Of the remaining brass rings, few are as desirable or coveted as support in the South and any successful challenger to former Massachusetts Gov. Mitt Romney recognizes he or she will have to dominate among Southern conservatives, Politico reported Tuesday.
One problem, though.
"There is nobody who is dominant in this region," said John Ryder, a longtime Republican National Committee member from Tennessee.
"That makes the contest even more open because the dominant region for the party doesn't have a dominant candidate," Ryder said.
Gov. Rick Perry, who shot out fast only to stumble recently, looked likely to nail down the South early on.
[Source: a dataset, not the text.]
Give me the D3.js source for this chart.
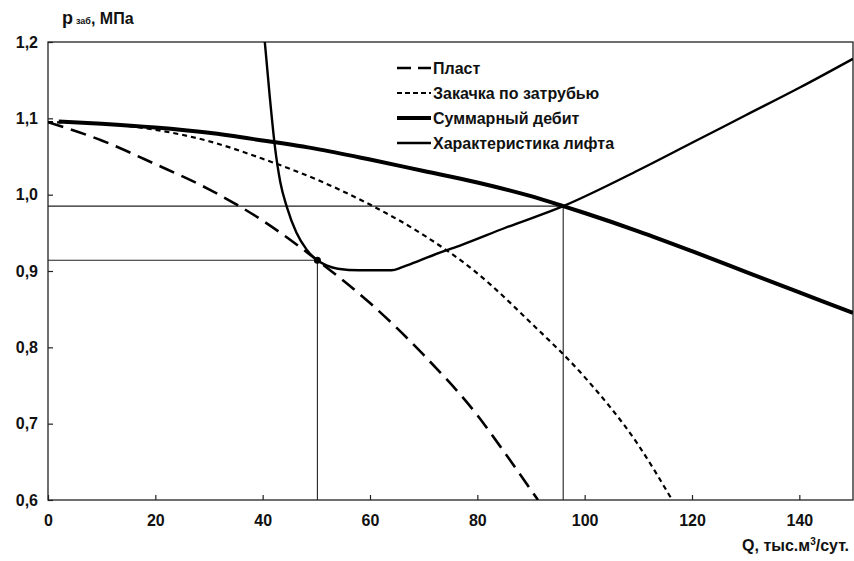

Former House Speaker Newt Gingrich, the current anybody-but-Romney favorite, polls well now, but insiders wonder if he has what it takes to dominate.
Looking at the potential for a dragged-out primary fight, observers say there's a likelihood none of the Republican contenders will have any distinguishing appeal in the core region of the GOP.
"We're a little more split up this time," said Henry Barbour, the Republican National Committeeman for Mississippi and a Perry supporter. "I don't think there's a natural favorite son of the South in this primary."
Ralph Reed, the Republican strategist who heads the Faith and Freedom Coalition, cautioned against dismissing Romney's chances in the South.
"I think it's a mistake to assume that Romney can't win a Southern state," Reed, a former Georgia Republican Party chairman, told Politico. "I think a place like South Carolina is tough. Georgia will be tough. But you know, a place like Florida, Texas, maybe even Tennessee is more doable."